▶ [Problem details] Only the lines from the start of the data through the line containing "const yTicks = [0, 2, 4, 6, 8, 10, 12];" should be written out, exactly as they are, with both ends included and the pictures left out.

▶ [Stored data]

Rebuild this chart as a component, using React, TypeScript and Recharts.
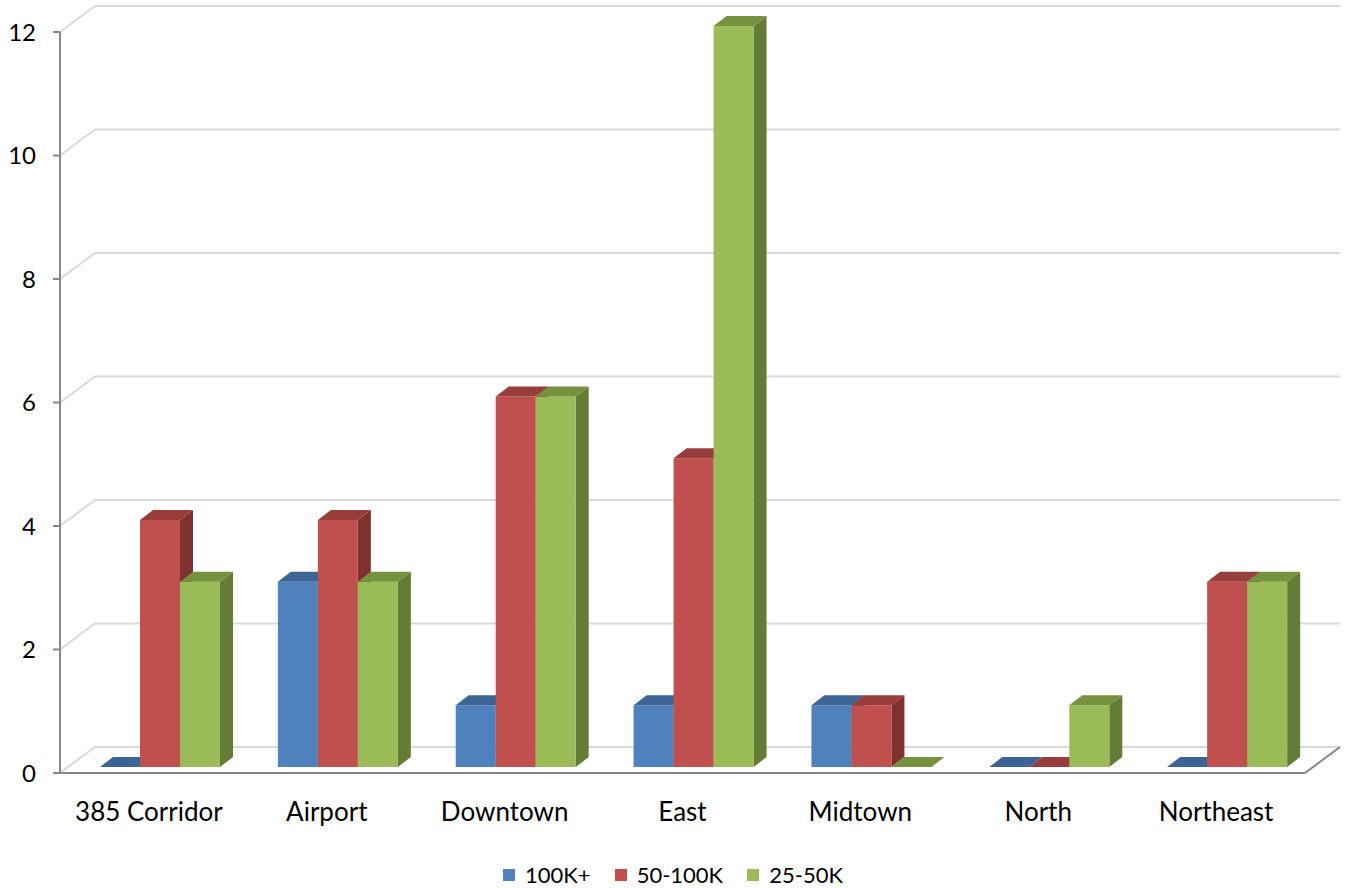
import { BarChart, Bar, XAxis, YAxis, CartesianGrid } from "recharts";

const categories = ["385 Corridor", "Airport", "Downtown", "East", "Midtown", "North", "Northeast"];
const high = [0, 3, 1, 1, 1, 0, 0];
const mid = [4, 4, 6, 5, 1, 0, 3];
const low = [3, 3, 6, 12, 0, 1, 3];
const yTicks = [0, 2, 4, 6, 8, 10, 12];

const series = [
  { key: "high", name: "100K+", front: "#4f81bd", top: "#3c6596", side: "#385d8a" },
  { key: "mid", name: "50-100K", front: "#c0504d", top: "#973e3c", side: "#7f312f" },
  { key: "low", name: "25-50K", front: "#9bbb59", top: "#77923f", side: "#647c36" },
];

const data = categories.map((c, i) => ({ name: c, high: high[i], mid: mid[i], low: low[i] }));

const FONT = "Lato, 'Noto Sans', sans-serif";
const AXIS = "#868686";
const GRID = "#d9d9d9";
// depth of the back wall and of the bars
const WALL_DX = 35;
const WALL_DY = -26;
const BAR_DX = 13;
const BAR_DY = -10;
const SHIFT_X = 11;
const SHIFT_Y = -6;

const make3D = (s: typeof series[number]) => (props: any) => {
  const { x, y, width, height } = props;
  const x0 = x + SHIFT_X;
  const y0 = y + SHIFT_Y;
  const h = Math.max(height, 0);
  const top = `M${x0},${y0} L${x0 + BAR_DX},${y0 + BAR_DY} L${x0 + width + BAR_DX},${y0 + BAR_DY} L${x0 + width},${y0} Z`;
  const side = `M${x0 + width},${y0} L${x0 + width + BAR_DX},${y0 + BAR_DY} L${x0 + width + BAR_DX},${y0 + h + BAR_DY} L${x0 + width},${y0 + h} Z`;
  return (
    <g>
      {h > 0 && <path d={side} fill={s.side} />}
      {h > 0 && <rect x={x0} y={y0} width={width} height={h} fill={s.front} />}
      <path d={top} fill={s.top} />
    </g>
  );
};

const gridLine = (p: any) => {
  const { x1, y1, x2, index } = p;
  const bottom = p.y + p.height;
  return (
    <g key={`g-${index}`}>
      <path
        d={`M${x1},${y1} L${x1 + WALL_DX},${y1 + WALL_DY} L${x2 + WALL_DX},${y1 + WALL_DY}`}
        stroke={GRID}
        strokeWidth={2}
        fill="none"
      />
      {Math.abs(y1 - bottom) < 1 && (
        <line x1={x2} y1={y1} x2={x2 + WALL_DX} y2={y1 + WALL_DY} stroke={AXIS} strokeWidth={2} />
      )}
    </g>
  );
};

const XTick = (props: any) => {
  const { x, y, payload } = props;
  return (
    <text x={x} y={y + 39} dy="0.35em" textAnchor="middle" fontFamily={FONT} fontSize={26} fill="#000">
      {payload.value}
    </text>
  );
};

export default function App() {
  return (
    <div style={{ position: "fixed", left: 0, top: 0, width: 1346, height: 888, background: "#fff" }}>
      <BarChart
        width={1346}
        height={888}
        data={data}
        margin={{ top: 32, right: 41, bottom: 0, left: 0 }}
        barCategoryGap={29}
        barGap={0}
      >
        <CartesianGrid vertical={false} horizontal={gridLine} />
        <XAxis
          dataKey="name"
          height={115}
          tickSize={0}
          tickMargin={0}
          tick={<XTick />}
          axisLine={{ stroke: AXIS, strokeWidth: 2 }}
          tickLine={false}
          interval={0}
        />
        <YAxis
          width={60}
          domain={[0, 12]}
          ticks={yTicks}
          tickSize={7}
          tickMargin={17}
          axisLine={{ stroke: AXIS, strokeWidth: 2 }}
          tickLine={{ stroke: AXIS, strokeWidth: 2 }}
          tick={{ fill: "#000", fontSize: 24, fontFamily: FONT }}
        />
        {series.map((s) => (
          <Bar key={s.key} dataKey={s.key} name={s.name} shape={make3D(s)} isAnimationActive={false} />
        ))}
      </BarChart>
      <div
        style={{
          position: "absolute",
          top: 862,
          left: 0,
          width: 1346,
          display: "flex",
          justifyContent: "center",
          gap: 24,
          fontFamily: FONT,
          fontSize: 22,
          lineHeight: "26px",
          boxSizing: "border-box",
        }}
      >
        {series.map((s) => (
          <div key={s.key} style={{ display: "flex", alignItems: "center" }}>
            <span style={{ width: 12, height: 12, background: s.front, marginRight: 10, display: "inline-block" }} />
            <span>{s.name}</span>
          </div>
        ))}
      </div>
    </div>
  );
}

▶ [Answer for the task]
Rebuild this chart as a component, using React, TypeScript and Recharts.
import { BarChart, Bar, XAxis, YAxis, CartesianGrid } from "recharts";

const categories = ["385 Corridor", "Airport", "Downtown", "East", "Midtown", "North", "Northeast"];
const high = [0, 3, 1, 1, 1, 0, 0];
const mid = [4, 4, 6, 5, 1, 0, 3];
const low = [3, 3, 6, 12, 0, 1, 3];
const yTicks = [0, 2, 4, 6, 8, 10, 12];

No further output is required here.